What is being asked | Scan the material below for the string "this", and copy every line where it shows up.

Dataset rows |
....

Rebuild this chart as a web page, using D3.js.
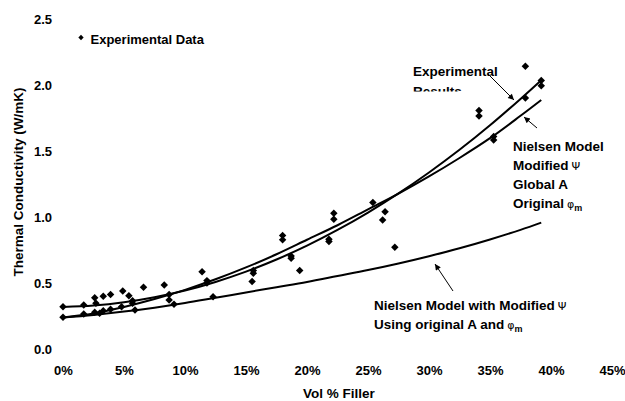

....

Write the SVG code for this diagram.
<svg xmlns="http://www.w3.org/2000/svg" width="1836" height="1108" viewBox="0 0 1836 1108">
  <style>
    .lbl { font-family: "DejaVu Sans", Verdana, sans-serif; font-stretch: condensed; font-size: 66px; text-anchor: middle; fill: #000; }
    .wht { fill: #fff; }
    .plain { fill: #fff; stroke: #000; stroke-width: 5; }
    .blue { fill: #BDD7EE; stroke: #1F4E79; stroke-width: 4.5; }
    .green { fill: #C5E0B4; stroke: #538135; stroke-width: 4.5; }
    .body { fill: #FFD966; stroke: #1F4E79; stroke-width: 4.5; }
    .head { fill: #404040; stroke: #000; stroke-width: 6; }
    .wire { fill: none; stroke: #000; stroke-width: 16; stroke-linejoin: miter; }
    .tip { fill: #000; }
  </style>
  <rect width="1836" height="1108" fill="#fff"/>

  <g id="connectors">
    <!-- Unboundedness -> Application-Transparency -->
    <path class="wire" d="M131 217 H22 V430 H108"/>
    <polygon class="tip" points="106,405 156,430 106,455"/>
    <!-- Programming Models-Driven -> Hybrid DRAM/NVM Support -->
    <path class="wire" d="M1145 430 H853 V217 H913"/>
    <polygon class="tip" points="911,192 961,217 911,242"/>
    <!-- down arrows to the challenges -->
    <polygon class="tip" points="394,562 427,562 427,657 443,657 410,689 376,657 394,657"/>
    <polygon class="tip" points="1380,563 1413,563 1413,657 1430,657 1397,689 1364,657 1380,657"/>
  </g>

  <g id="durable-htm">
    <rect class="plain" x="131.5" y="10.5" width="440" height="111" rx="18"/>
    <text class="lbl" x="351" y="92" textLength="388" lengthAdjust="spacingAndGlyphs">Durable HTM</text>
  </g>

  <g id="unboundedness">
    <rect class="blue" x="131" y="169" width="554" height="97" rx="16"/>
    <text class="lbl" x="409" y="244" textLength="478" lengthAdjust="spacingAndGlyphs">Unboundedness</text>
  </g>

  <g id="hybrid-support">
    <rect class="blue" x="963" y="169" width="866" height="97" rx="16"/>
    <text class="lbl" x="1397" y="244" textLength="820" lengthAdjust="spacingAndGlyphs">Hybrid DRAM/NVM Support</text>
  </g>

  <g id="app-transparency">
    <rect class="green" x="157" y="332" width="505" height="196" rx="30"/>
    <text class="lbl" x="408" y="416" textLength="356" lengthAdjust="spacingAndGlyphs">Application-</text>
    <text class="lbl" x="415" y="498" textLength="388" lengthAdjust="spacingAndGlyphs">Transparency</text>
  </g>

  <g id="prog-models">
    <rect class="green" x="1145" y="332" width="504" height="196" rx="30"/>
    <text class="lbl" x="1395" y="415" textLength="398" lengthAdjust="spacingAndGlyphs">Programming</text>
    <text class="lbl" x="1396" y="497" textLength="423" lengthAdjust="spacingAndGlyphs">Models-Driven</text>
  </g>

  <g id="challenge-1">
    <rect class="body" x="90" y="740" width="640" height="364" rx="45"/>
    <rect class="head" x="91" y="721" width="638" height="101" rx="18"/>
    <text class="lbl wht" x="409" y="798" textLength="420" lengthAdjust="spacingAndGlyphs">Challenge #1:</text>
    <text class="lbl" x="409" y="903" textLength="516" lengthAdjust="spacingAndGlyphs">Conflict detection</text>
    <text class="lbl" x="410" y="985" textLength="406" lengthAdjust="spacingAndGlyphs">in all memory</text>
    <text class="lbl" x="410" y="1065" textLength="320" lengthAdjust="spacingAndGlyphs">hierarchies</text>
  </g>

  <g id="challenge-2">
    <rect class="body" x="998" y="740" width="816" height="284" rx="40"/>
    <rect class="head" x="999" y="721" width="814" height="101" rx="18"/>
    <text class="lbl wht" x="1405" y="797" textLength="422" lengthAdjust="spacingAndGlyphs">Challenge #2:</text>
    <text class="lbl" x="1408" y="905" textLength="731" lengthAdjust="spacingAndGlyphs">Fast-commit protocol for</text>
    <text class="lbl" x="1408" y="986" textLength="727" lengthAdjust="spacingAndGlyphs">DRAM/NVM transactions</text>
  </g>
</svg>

....

Task output |
Rebuild this chart as a web page, using D3.js.
Write the SVG code for this diagram.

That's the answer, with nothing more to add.